Hell, much of the audience thinks music is all about hits you can dance and party to. Their idea of an oldie is Mariah Carey.
We've driven this train about as far as it can go. Today's "hit" music is more vapid and less influential than it has been in sixty years. All the action is in the back alleys, in the penumbra.
Hit music is a business that draws blind acolytes. But when you get discerning people, who live for the music...
I'm not talking about fandom, people bonded to BTS, or Swifties... I'm talking about people addicted to music, period. Early adopters. Who are sifting the sounds, looking for fulfillment. The recording industry has done its best to turn these people off, with the crap being purveyed, but it is these people who are the heart of the business. Not the pre-teen who goes to the show and buys a ton of merch, that's momentary. No, we're talking lifers.
Sure, you like music, but that may not be enough. We hear all the time that young people love music. But that's not what I'm talking about. I'm talking about the vinyl junkies of yore, who had an insatiable need, whose life was consumed by music. There's no infrastructure nurturing and satiating these people.
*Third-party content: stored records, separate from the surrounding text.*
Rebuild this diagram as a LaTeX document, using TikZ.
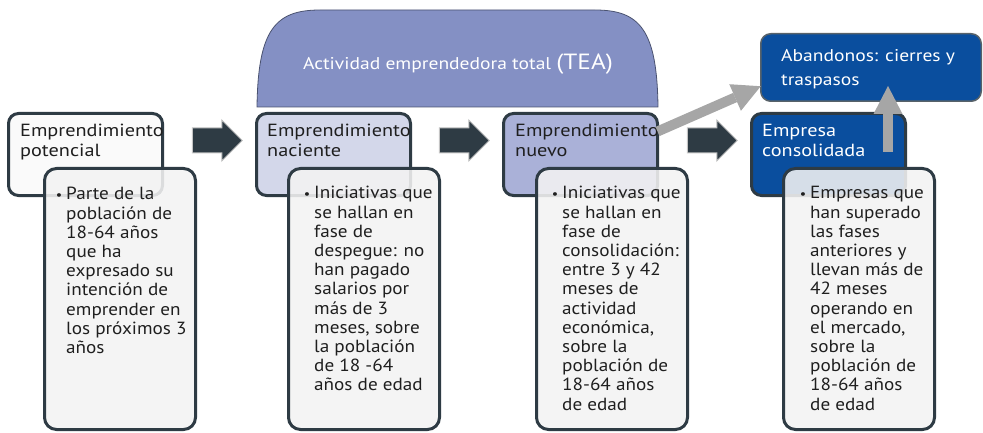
\documentclass[tikz,border=0pt]{standalone}
\usepackage{fontspec}
\setmainfont{PT Sans}[FakeStretch=1.15]
\newfontfamily\detfont{PT Sans}[FakeStretch=1.09]
\usetikzlibrary{arrows.meta,shapes.arrows,calc}
\definecolor{dark}{HTML}{2E3B44}
\definecolor{detfill}{HTML}{F3F3F3}
\definecolor{cA}{HTML}{FAFAFA}
\definecolor{cB}{HTML}{D3D7EA}
\definecolor{cC}{HTML}{AAB1D8}
\definecolor{cD}{HTML}{0A4E9E}
\definecolor{tea}{HTML}{8490C4}
\definecolor{teaedge}{HTML}{4A5270}
\definecolor{garrow}{HTML}{A6A6A6}
\definecolor{aredge}{HTML}{C4C4C4}
\newcommand{\mlines}[2]{\vtop{\baselineskip=#1\lineskiplimit=-50pt\lineskip=0pt\halign{##\hfil\cr#2\crcr}}}
\newcommand{\bul}{\llap{\raisebox{0.5pt}{\fontsize{13}{13}\selectfont •}\hspace{4pt}}}
\begin{document}
\begin{tikzpicture}[x=1pt,y=-1pt,
  hbox/.style={draw=dark,line width=3pt,rounded corners=10pt,inner sep=0pt,outer sep=0pt,anchor=north west,minimum width=154pt,minimum height=82pt},
  dbox/.style={draw=dark,line width=3pt,rounded corners=12pt,inner sep=0pt,outer sep=0pt,anchor=north west,fill=detfill,fill opacity=0.88,draw opacity=1,minimum width=151pt,minimum height=261pt},
  htext/.style={anchor=base west,inner sep=0pt,font=\fontsize{17.6}{20}\selectfont},
  dtext/.style={anchor=base west,inner sep=0pt,text=black!88,font=\detfont\fontsize{17.6}{19.2}\selectfont},
  darrow/.style={single arrow,fill=dark,draw=aredge,line width=1pt,minimum height=50pt,single arrow head extend=8pt,inner sep=12pt,anchor=center},
  garr/.style={draw=garrow,line width=10pt,-{Triangle[length=28pt,width=29pt,line width=0pt]}}
]
\useasboundingbox (0,0) rectangle (983,433);
% TEA shape
\draw[fill=tea,draw=teaedge,line width=0.8pt] (257,107) .. controls (258,30) and (275,10) .. (320,10) -- (595,10) .. controls (640,10) and (657,30) .. (658,107) -- cycle;
\node[anchor=base,inner sep=0pt,text=white,font=\fontsize{17}{20}\selectfont] (teat) at (458,70) {Actividad emprendedora total {\fontsize{22}{24}\selectfont(TEA)}};
% header boxes
\node[hbox,fill=cA] (h1) at (8.5,113.5) {};
\node[hbox,fill=cB] (h2) at (256.5,113.5) {};
\node[hbox,fill=cC] (h3) at (503.5,113.5) {};
\node[hbox,fill=cD] (h4) at (751.5,113.5) {};
\node[htext,text=black!88] (t1) at (20,137) {\mlines{20pt}{Emprendimiento\cr potencial}};
\node[htext,text=black!88] (t2) at (267,137) {\mlines{20pt}{Emprendimiento\cr naciente}};
\node[htext,text=black!88] (t3) at (515,137) {\mlines{20pt}{Emprendimiento\cr nuevo}};
\node[htext,text=white] (t4) at (762,137) {\mlines{20pt}{Empresa\cr consolidada}};
% abandonos
\node[draw=dark!80,line width=1.5pt,fill=cD,rounded corners=10pt,inner sep=0pt,outer sep=0pt,anchor=north west,minimum width=220.5pt,minimum height=67.5pt] (ab) at (760.75,33.75) {};
\node[anchor=base west,inner sep=0pt,text=white,font=\fontsize{17}{24}\selectfont] (abt) at (781,62) {\mlines{24pt}{Abandonos: cierres y\cr traspasos}};
% dark block arrows
\node[darrow] (a1) at (211,140.5) {};
\node[darrow] (a2) at (458,140.5) {};
\node[darrow] (a3) at (706,140.5) {};
% gray arrows
\coordinate (g1s) at ($(h3.north east)+(0,18)$);
\coordinate (g1e) at ($(ab.south west)+(0,-15)$);
\draw[garr] (g1s) -- (g1e);
\coordinate (g2s) at (888,152);
\coordinate (g2e) at (888,86);
\draw[garr] (g2s) -- (g2e);
% detail boxes
\node[dbox] (d1) at (44.5,168.5) {};
\node[dbox] (d2) at (288.5,168.5) {};
\node[dbox] (d3) at (536.5,168.5) {};
\node[dbox] (d4) at (783.5,168.5) {};
\node[dtext] (dt1) at (66,200) {\mlines{19.2pt}{\bul Parte de la\cr población de\cr 18-64 años\cr que ha\cr expresado su\cr intención de\cr emprender en\cr los próximos 3\cr años}};
\node[dtext] (dt2) at (314,199) {\mlines{19.2pt}{\bul Iniciativas que\cr se hallan en\cr fase de\cr despegue: no\cr han pagado\cr salarios por\cr más de 3\cr meses, sobre\cr la población\cr de 18 -64\cr años de edad}};
\node[dtext] (dt3) at (562,199) {\mlines{19.2pt}{\bul Iniciativas que\cr se hallan en\cr fase de\cr consolidación:\cr entre 3 y 42\cr meses de\cr actividad\cr económica,\cr sobre la\cr población de\cr 18-64 años\cr de edad}};
\node[dtext] (dt4) at (810,199) {\mlines{19.2pt}{\bul Empresas que\cr han superado\cr las fases\cr anteriores y\cr llevan más de\cr 42 meses\cr operando en\cr el mercado,\cr sobre la\cr población de\cr 18-64 años\cr de edad}};
\end{tikzpicture}
\end{document}
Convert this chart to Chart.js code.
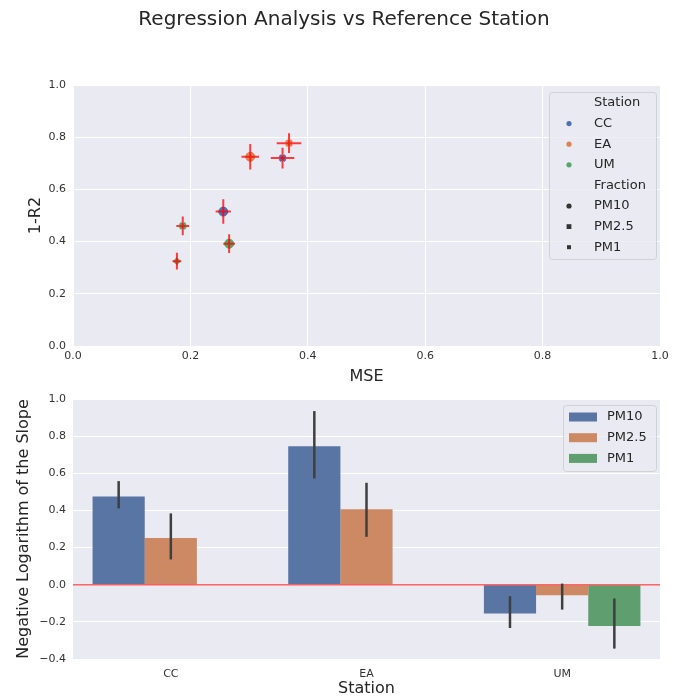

But that's the future. The smaller acts, that can't be categorized, whose music listeners can't stop testifying about.
And no one on the business side of recording wants to go there because the parameters are not clear and it's a long haul.
But those who put in the effort, on both the creative and business sides, are the ones who will revolutionize this business. It's coming. If for no other reason than it just can't go on like this.